Quote from the first line below through the line that contains "from matplotlib.ticker import", both included, and leave the pictures out.

* STORED DATA:
-------
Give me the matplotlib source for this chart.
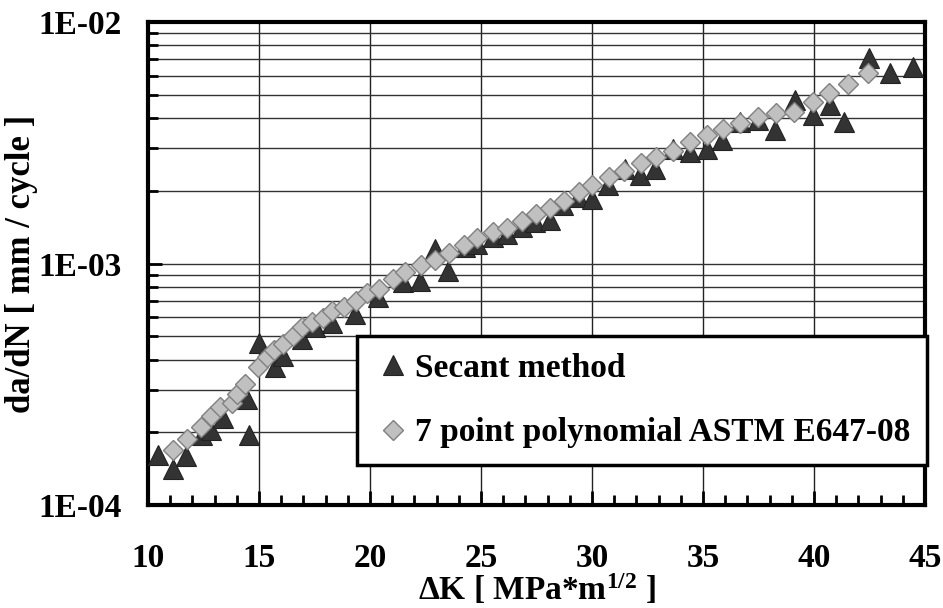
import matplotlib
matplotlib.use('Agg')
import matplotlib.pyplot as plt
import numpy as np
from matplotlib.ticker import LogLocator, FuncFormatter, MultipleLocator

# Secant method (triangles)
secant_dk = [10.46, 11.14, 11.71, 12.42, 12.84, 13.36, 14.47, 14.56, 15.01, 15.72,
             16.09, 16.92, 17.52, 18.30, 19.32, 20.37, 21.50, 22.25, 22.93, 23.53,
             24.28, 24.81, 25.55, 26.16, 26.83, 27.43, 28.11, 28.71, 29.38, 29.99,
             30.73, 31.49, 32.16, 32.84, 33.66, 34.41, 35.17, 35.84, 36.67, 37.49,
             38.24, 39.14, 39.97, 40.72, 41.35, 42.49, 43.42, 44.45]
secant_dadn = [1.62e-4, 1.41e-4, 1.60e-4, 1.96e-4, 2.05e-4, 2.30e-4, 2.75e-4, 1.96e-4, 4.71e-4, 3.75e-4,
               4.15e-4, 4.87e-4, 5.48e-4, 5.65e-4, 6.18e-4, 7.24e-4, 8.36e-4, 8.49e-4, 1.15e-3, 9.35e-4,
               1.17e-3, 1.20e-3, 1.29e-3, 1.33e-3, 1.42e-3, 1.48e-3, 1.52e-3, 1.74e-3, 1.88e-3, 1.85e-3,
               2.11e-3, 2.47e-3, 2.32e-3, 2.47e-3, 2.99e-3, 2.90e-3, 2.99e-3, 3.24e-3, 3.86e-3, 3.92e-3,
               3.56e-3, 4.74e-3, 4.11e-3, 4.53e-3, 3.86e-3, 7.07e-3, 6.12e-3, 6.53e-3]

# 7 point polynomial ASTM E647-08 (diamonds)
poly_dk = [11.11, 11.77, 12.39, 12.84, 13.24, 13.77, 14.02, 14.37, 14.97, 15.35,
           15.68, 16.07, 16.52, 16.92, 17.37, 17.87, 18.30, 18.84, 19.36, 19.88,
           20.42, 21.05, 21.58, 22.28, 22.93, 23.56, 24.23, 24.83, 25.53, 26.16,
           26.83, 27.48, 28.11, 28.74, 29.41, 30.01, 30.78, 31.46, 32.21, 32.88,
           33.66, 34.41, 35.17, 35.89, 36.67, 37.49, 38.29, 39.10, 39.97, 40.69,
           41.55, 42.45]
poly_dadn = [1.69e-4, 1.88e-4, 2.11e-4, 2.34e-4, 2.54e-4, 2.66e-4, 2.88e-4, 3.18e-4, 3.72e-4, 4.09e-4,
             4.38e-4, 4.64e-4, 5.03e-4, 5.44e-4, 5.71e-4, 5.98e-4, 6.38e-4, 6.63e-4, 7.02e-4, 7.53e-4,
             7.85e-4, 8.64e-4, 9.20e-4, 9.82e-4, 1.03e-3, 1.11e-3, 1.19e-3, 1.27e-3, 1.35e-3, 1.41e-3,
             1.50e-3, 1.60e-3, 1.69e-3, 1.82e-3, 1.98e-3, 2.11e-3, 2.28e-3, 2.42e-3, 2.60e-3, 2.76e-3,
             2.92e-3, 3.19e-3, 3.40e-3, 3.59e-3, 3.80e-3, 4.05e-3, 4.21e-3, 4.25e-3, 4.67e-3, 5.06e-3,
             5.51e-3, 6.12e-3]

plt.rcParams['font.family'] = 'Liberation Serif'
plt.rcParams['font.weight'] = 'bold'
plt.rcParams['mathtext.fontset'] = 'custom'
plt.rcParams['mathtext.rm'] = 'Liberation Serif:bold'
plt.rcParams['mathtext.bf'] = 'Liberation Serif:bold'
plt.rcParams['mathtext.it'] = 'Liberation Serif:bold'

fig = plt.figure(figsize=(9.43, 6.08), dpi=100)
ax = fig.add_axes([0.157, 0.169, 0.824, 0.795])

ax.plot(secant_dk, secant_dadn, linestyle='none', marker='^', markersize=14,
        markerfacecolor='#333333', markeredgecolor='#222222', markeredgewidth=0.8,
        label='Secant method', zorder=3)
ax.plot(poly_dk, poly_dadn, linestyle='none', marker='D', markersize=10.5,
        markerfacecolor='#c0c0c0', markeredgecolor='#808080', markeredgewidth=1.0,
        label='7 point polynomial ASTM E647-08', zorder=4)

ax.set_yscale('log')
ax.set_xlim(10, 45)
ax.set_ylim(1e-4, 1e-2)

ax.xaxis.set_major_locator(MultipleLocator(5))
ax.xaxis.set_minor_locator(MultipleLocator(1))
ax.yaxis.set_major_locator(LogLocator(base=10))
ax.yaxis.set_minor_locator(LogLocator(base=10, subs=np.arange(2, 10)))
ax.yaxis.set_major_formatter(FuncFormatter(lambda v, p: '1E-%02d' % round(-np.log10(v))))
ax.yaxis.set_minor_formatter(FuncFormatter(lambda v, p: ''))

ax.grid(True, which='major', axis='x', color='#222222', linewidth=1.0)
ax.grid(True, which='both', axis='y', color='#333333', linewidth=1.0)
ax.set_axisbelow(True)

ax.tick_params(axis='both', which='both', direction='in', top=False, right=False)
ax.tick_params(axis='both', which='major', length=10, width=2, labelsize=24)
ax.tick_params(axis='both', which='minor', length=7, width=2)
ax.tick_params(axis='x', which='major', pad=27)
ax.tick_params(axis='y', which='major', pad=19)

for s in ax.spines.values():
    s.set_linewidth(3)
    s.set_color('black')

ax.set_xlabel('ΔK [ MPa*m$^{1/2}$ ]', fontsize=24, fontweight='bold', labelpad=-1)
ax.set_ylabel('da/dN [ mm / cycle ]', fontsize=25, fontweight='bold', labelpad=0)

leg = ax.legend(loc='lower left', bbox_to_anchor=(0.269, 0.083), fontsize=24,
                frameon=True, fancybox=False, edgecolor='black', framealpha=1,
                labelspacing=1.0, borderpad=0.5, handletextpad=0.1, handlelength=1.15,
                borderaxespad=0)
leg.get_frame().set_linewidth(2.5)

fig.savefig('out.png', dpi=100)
-------
* RESPONSE TO THIS TASK:
Give me the matplotlib source for this chart.
import matplotlib
matplotlib.use('Agg')
import matplotlib.pyplot as plt
import numpy as np
from matplotlib.ticker import LogLocator, FuncFormatter, MultipleLocator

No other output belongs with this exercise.